London: Supreme Court urteilt heute zu Parlaments-Zwangspause
Das oberste britische Gericht will heute eine Entscheidung zu der von Premierminister Boris Johnson auferlegten Zwangspause des Parlaments treffen.

Das Wichtigste in Kürze
- Heute soll die Entscheidung des Supreme Courts über die Parlaments-Zwangspause fallen.
- Fällt das Urteil gegen Premier Boris Johnson aus, wäre dies für ihn eine Warnung.
Die elf Richter des obersten britischen Gerichts wollen heute entscheiden, ob und wie sie in den Streit zwischen Regierung und Parlament eingreifen sollen. Fällt das Urteil gegen Premier Boris Johnson aus, wäre dies für ihn eine Warnung.
Die Richter des Supreme Courts müssen entscheiden, ob sie in den Streit zwischen Parlament und Regierung eingreifen. Falls sie diesen Weg wählen, stünde ein Urteil darüber an, ob Johnson gegen das Gesetz verstossen hat, als er bei Königin Elizabeth II. eine fünfwöchige Parlamentspause erwirkte. Eine Niederlage wäre ein schwerer Schlag für Johnson und dürfte Rücktrittsforderungen nach sich ziehen.
Entscheid nach dreitägigen Anhörungen
Bei der dreitägigen Anhörung in der vergangenen Woche hatte Kläger-Anwalt Lord David Pannick gefordert, dass die Abgeordneten «so bald wie möglich» wieder zusammentreten. Regierungsanwalt Lord Richard Keen warnte das Gericht hingegen vor einer solchen Entscheidung. Es handle sich um «verbotenes Terrain» für die Gerichtsbarkeit.
Das oberste schottische Gericht hatte Johnson vorgeworfen, die Königin über seine wahren Absichten für die Parlamentspause getäuscht zu haben: die Abgeordneten kaltzustellen, um seine Pläne für einen möglicherweise ungeregelten Brexit durchziehen zu können.
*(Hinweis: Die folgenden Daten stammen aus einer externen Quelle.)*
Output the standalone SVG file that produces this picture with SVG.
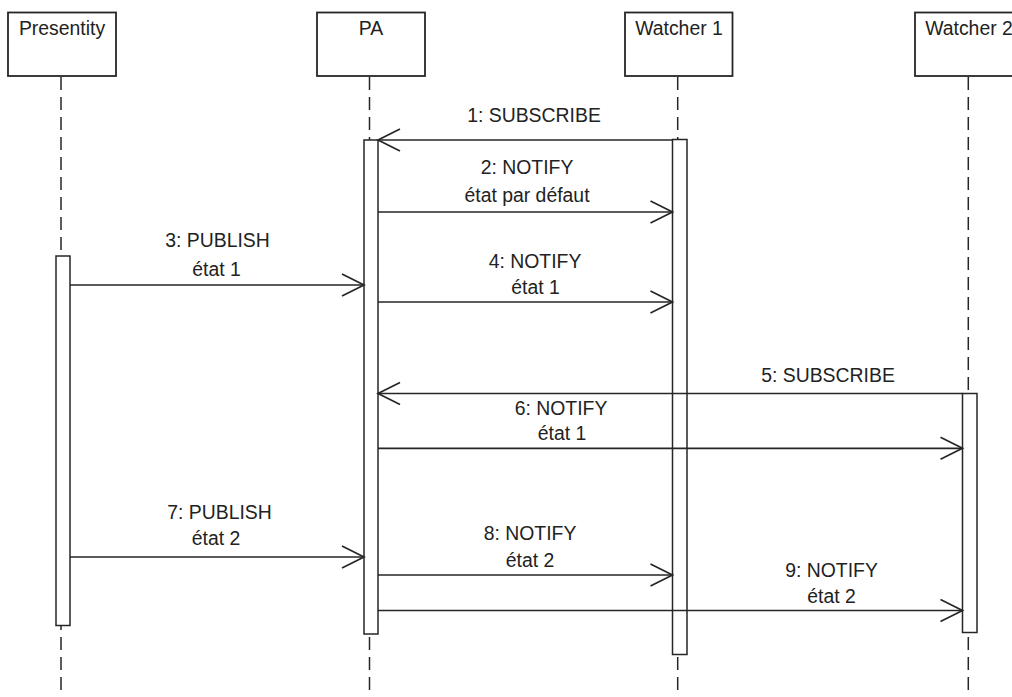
<svg xmlns="http://www.w3.org/2000/svg" width="1012" height="697" viewBox="0 0 1012 697">
<style>
  .box { fill: #ffffff; stroke: #262626; stroke-width: 1.8; }
  .act { fill: #ffffff; stroke: #262626; stroke-width: 1.5; }
  .life { stroke: #262626; stroke-width: 1.5; stroke-dasharray: 13 7; fill: none; }
  .msg { stroke: #262626; stroke-width: 1.7; fill: none; }
  .head { stroke: #262626; stroke-width: 1.7; fill: none; }
  text { font-family: "Liberation Sans", Arial, sans-serif; font-size: 19.4px; fill: #222222; text-anchor: middle; }
</style>
<rect x="0" y="0" width="1012" height="697" fill="#ffffff"/>

<g id="presentity">
  <line class="life" x1="61" y1="77" x2="61" y2="697"/>
  <rect class="box" x="8" y="12.5" width="108" height="63.5"/>
  <text x="62" y="34.5">Presentity</text>
  <rect class="act" x="56" y="256" width="14" height="369.5"/>
</g>

<g id="pa">
  <line class="life" x1="369.5" y1="77" x2="369.5" y2="697"/>
  <rect class="box" x="317" y="12.5" width="108" height="63.5"/>
  <text x="371" y="34.5">PA</text>
  <rect class="act" x="364" y="140" width="14" height="494"/>
</g>

<g id="watcher1">
  <line class="life" x1="677.7" y1="77" x2="677.7" y2="697"/>
  <rect class="box" x="625" y="12.5" width="107.5" height="63.5"/>
  <text x="679" y="34.5">Watcher 1</text>
  <rect class="act" x="672.5" y="139.5" width="14.5" height="515"/>
</g>

<g id="watcher2">
  <line class="life" x1="968.3" y1="77" x2="968.3" y2="697"/>
  <rect class="box" x="915" y="12.5" width="108" height="63.5"/>
  <text x="969" y="34.5">Watcher 2</text>
  <rect class="act" x="962.5" y="393.5" width="14.5" height="239"/>
</g>

<g id="connectors">
  <!-- 1: SUBSCRIBE -->
  <g id="m1">
    <line class="msg" x1="672.5" y1="140" x2="378" y2="140"/>
    <polyline class="head" points="400,129 378,140 400,151"/>
    <text x="534" y="122">1: SUBSCRIBE</text>
  </g>
  <!-- 2: NOTIFY -->
  <g id="m2">
    <line class="msg" x1="378" y1="212" x2="672.5" y2="212"/>
    <polyline class="head" points="650.5,201 672.5,212 650.5,223"/>
    <text x="527" y="174.3">2: NOTIFY</text>
    <text x="527" y="201.7">état par défaut</text>
  </g>
  <!-- 3: PUBLISH -->
  <g id="m3">
    <line class="msg" x1="70" y1="285" x2="364" y2="285"/>
    <polyline class="head" points="342,274 364,285 342,296"/>
    <text x="217.5" y="247.3">3: PUBLISH</text>
    <text x="216.5" y="275.7">état 1</text>
  </g>
  <!-- 4: NOTIFY -->
  <g id="m4">
    <line class="msg" x1="378" y1="302" x2="672.5" y2="302"/>
    <polyline class="head" points="650.5,291 672.5,302 650.5,313"/>
    <text x="535" y="267.7">4: NOTIFY</text>
    <text x="535.5" y="294">état 1</text>
  </g>
  <!-- 5: SUBSCRIBE -->
  <g id="m5">
    <line class="msg" x1="962.5" y1="393.5" x2="378" y2="393.5"/>
    <polyline class="head" points="400,382.5 378,393.5 400,404.5"/>
    <text x="828" y="381.7">5: SUBSCRIBE</text>
  </g>
  <!-- 6: NOTIFY -->
  <g id="m6">
    <line class="msg" x1="378" y1="448.3" x2="962.5" y2="448.3"/>
    <polyline class="head" points="940.5,437.3 962.5,448.3 940.5,459.3"/>
    <text x="561" y="415">6: NOTIFY</text>
    <text x="562" y="440">état 1</text>
  </g>
  <!-- 7: PUBLISH -->
  <g id="m7">
    <line class="msg" x1="70" y1="557" x2="364" y2="557"/>
    <polyline class="head" points="342,546 364,557 342,568"/>
    <text x="219.5" y="519.3">7: PUBLISH</text>
    <text x="216" y="545">état 2</text>
  </g>
  <!-- 8: NOTIFY -->
  <g id="m8">
    <line class="msg" x1="378" y1="575" x2="672.5" y2="575"/>
    <polyline class="head" points="650.5,564 672.5,575 650.5,586"/>
    <text x="530" y="540">8: NOTIFY</text>
    <text x="530" y="567.3">état 2</text>
  </g>
  <!-- 9: NOTIFY -->
  <g id="m9">
    <line class="msg" x1="378" y1="610.5" x2="962.5" y2="610.5"/>
    <polyline class="head" points="940.5,599.5 962.5,610.5 940.5,621.5"/>
    <text x="831.5" y="577.3">9: NOTIFY</text>
    <text x="831.5" y="603.3">état 2</text>
  </g>
</g>
</svg>
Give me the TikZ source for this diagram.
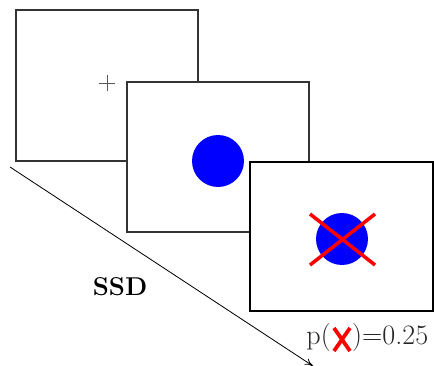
\documentclass[tikz,border=0pt]{standalone}
\usetikzlibrary{arrows.meta}

\begin{document}
\begin{tikzpicture}[x=0.03cm, y=-0.03cm, >={To[length=7pt,width=6pt]}]
			\useasboundingbox (0,0) rectangle (434,366);
			% 注视点画面
			\draw[line width=1.1pt, black!80, fill=white] (16,10) rectangle (198,161);
			\coordinate (plus) at (107,83);
			\draw[black!65, line width=0.6pt] ([xshift=-7]plus) -- ([xshift=7]plus);
			\draw[black!65, line width=0.6pt] ([yshift=-7]plus) -- ([yshift=7]plus);
			% 目标画面
			\draw[line width=1.1pt, black!80, fill=white] (127,82) rectangle (309,232);
			\fill[blue] (218,161) circle (26);
			% 停止信号画面
			\draw[line width=1.6pt, black, fill=white] (250,162) rectangle (433,311);
			\fill[blue] (342,239) circle (26);
			\draw[red, line width=3pt] (310,214) -- (375,265);
			\draw[red, line width=3pt] (310,265) -- (375,214);
			% 时间轴
			\coordinate (t0) at (10,167);
			\coordinate (t1) at (313,366);
			\draw[->, line width=0.7pt] (t0) -- (t1);
			\node[font=\bfseries\fontsize{22}{22}\selectfont] (ssd) at (120,287) {SSD};
			% 概率标注
			\node[anchor=base east, inner sep=0pt, black!85, font=\fontsize{24}{24}\selectfont] (pl) at (331,345) {p(};
			\node[anchor=base west, inner sep=0pt, black!85, font=\fontsize{24}{24}\selectfont] (pr) at (352,345) {)=0.25};
			\draw[red, line width=3.2pt] (334,328) -- (350,351);
			\draw[red, line width=3.2pt] (334,351) -- (350,328);
		\end{tikzpicture}
\end{document}
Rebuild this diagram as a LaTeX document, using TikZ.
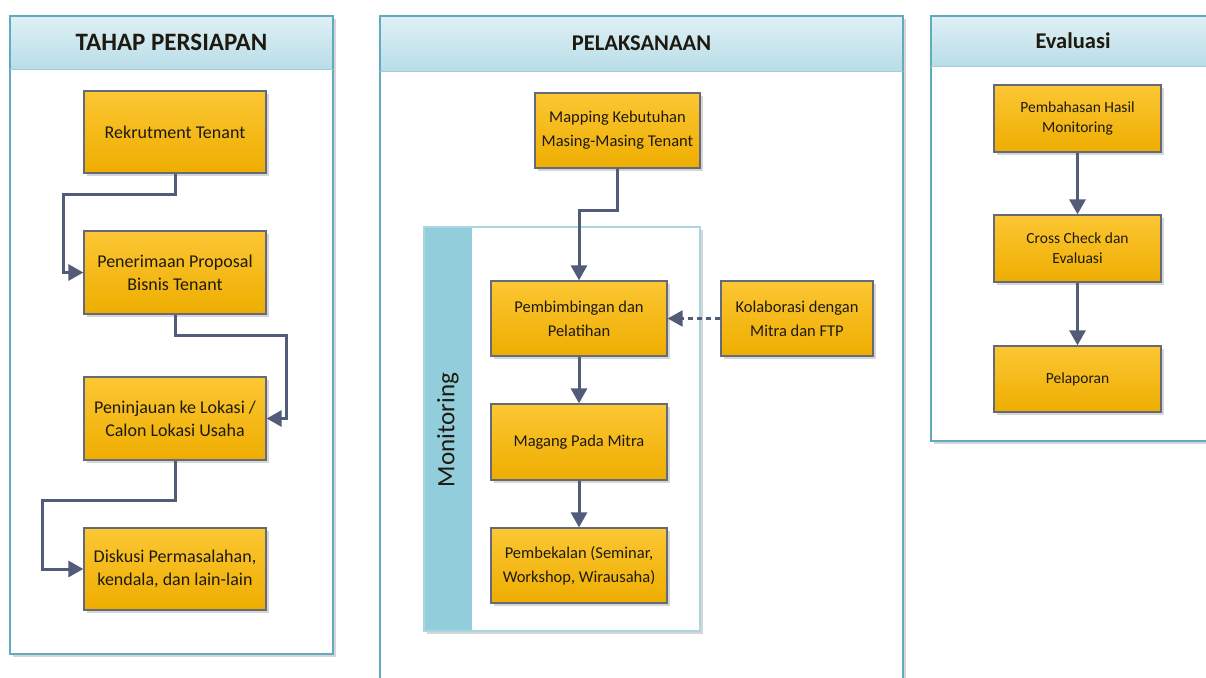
\documentclass[tikz,border=0pt]{standalone}
\usepackage{fontspec}
\setmainfont{Carlito}
\usetikzlibrary{arrows.meta,calc}
\definecolor{boxtop}{HTML}{FCC734}
\definecolor{boxbot}{HTML}{EEAD00}
\definecolor{boxline}{HTML}{646A78}
\definecolor{connc}{HTML}{525C78}
\definecolor{panline}{HTML}{62AABF}
\definecolor{headtop}{HTML}{E0F0F5}
\definecolor{headbot}{HTML}{B8DDE8}
\definecolor{band}{HTML}{92CDDC}
\definecolor{txt}{HTML}{1E1A10}
\tikzset{
  stepbox/.style={draw=boxline, line width=1.3pt, top color=boxtop, bottom color=boxbot,
    align=center, text=txt, inner sep=2pt},
  lefttxt/.style={font=\fontsize{18}{23}\selectfont},
  midtxt/.style={font=\fontsize{16.5}{24}\selectfont},
  righttxt/.style={font=\fontsize{15.5}{20}\selectfont},
  conn/.style={draw=connc, line width=3pt, -{Triangle[width=16pt,length=15pt]}},
  dconn/.style={draw=connc, line width=2.4pt, dash pattern=on 5pt off 4pt, -{Triangle[width=16pt,length=15pt]}},
  titletxt/.style={font=\fontsize{22.5}{26}\selectfont\bfseries, text=txt},
  shadowc/.style={fill=black!35, opacity=0.45},
}
\begin{document}
\begin{tikzpicture}[x=1pt,y=-1pt]
\clip (0,0) rectangle (1206,677);
\fill[white] (0,0) rectangle (1206,677);
% ---------- panels ----------
% left
\fill[shadowc] (13,19) rectangle (336,657);
\fill[white] (10,16) rectangle (333,654);
\shade[top color=headtop, bottom color=headbot] (10,16) rectangle (333,69);
\draw[panline, line width=1.5pt] (10,16) rectangle (333,654);
\draw[panline!60, line width=0.8pt] (10,69) -- (333,69);
\node[titletxt, font=\fontsize{25}{28}\selectfont\bfseries] (t1) at (171.5,42.5) {TAHAP PERSIAPAN};
% middle
\fill[shadowc] (383,19) rectangle (906,700);
\fill[white] (380,16) rectangle (903,700);
\shade[top color=headtop, bottom color=headbot] (380,16) rectangle (903,71);
\draw[panline, line width=1.5pt] (380,16) rectangle (903,700);
\draw[panline!60, line width=0.8pt] (380,71) -- (903,71);
\node[titletxt] (t2) at (641.5,43.5) {PELAKSANAAN};
% right
\fill[shadowc] (934,19) rectangle (1218,444);
\fill[white] (931,16) rectangle (1215,441);
\shade[top color=headtop, bottom color=headbot] (931,16) rectangle (1215,66);
\draw[panline, line width=1.5pt] (931,16) rectangle (1215,441);
\draw[panline!60, line width=0.8pt] (931,66) -- (1215,66);
\node[titletxt] (t3) at (1073,41) {Evaluasi};
% monitoring container
\fill[shadowc] (427,230) rectangle (703,634);
\fill[white] (424,227) rectangle (700,631);
\fill[band] (424,227) rectangle (472,631);
\draw[band!80!white, line width=1.2pt] (424,227) rectangle (700,631);
\node[font=\fontsize{25}{28}\selectfont, text=txt, rotate=90] (mon) at (448,430) {Monitoring};
% ---------- box shadows ----------
\foreach \cx/\cy/\w/\h in {175/132/182/82, 175/272.5/182/83, 175/418.5/182/83, 175/569/182/82,
  617.5/130.5/165/75, 579/318.5/176/75, 579/442/176/76, 579/565.5/176/75, 797/318.5/152/75,
  1077.5/118.5/167/67, 1077.5/248.5/167/67, 1077.5/379/167/66}{
  \fill[shadowc] ({\cx-\w/2+3},{\cy-\h/2+3}) rectangle ({\cx+\w/2+3},{\cy+\h/2+3});
}
% ---------- boxes ----------
\node[stepbox, lefttxt, minimum width=182pt, minimum height=82pt] (rek) at (175,132) {Rekrutment Tenant};
\node[stepbox, lefttxt, minimum width=182pt, minimum height=83pt] (pen) at (175,272.5) {Penerimaan Proposal\\Bisnis Tenant};
\node[stepbox, lefttxt, minimum width=182pt, minimum height=83pt] (pnj) at (175,418.5) {Peninjauan ke Lokasi /\\Calon Lokasi Usaha};
\node[stepbox, lefttxt, minimum width=182pt, minimum height=82pt] (disk) at (175,569) {Diskusi Permasalahan,\\kendala, dan lain-lain};
\node[stepbox, midtxt, minimum width=165pt, minimum height=75pt] (map) at (617.5,130.5) {Mapping Kebutuhan\\Masing-Masing Tenant};
\node[stepbox, midtxt, minimum width=176pt, minimum height=75pt] (pemb) at (579,318.5) {Pembimbingan dan\\Pelatihan};
\node[stepbox, midtxt, minimum width=176pt, minimum height=76pt] (mag) at (579,442) {Magang Pada Mitra};
\node[stepbox, midtxt, minimum width=176pt, minimum height=75pt] (pbk) at (579,565.5) {Pembekalan (Seminar,\\Workshop, Wirausaha)};
\node[stepbox, midtxt, minimum width=152pt, minimum height=75pt] (kol) at (797,318.5) {Kolaborasi dengan\\Mitra dan FTP};
\node[stepbox, righttxt, minimum width=167pt, minimum height=67pt] (pbh) at (1077.5,118.5) {Pembahasan Hasil\\Monitoring};
\node[stepbox, righttxt, minimum width=167pt, minimum height=67pt] (cc) at (1077.5,248.5) {Cross Check dan\\Evaluasi};
\node[stepbox, righttxt, minimum width=167pt, minimum height=66pt] (pel) at (1077.5,379) {Pelaporan};
% ---------- connectors ----------
\draw[conn] (rek.south) -- ++(0,21) -| ($(pen.west)+(-20,0)$) -- (pen.west);
\draw[conn] (pen.south) -- ++(0,21) -| ($(pnj.east)+(20,0)$) -- (pnj.east);
\draw[conn] (pnj.south) -- ++(0,40) -| ($(disk.west)+(-41,0)$) -- (disk.west);
\draw[conn] (map.south) -- ++(0,42) -| (pemb.north);
\draw[conn] (pemb.south) -- (mag.north);
\draw[conn] (mag.south) -- (pbk.north);
\draw[dconn] (kol.west) -- (pemb.east);
\draw[conn] (pbh.south) -- (cc.north);
\draw[conn] (cc.south) -- (pel.north);
\end{tikzpicture}
\end{document}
Der High Court in London hatte dagegen eine Klage gegen die Zwangspause abgelehnt. Demzufolge handelt es sich um eine rein politische Angelegenheit. Beide Urteile sollten nun vom Supreme Court überprüft werden.
Trotz der Zwangspause, die in der Nacht zum 10. September in Kraft trat, konnte Johnson nicht verhindern, dass die Abgeordneten ein Gesetz gegen den No-Deal-Brexit durch das Parlament peitschten.

Es verpflichtet den Premierminister zum Antrag auf eine Brexit-Verschiebung, sollte nicht rechtzeitig vor dem Brexit-Datum am 31. Oktober ein Abkommen mit der EU ratifiziert sein. Dem will sich Johnson jedoch nicht beugen.
Johnson will Backstop streichen
Der Regierungschef droht mit einem ungeregelten EU-Austritt, sollte Brüssel seinen Forderungen nach Änderungen am Brexit-Vertrag nicht nachkommen. Auch dieser Fall könnte vor Gericht landen.
Johnson will vor allem die von der EU geforderte Garantieklausel für eine offene Grenze zwischen dem EU-Staat Irland und dem britischen Nordirland (Backstop) aus dem Austrittsvertrag streichen. Der Backstop sieht vor, dass ganz Grossbritannien nach dem Brexit in einer Zollunion mit der Staatengemeinschaft bleibt, bis eine bessere Lösung gefunden ist. Johnson will das nicht, weil sein Land dann keine eigene Handelspolitik machen könnte.

Zuletzt hatte es zarte Anzeichen für eine Annäherung gegeben. Eine Reihe von Ideenpapieren, die London vergangene Woche auf den Tisch gelegt hatte, reichen der EU aber noch nicht aus. Aus diplomatischen Kreisen in Brüssel hiess es, eine Einigung sei noch «weit entfernt», aber es könnte ein Fenster für einen Deal geöffnet worden sein.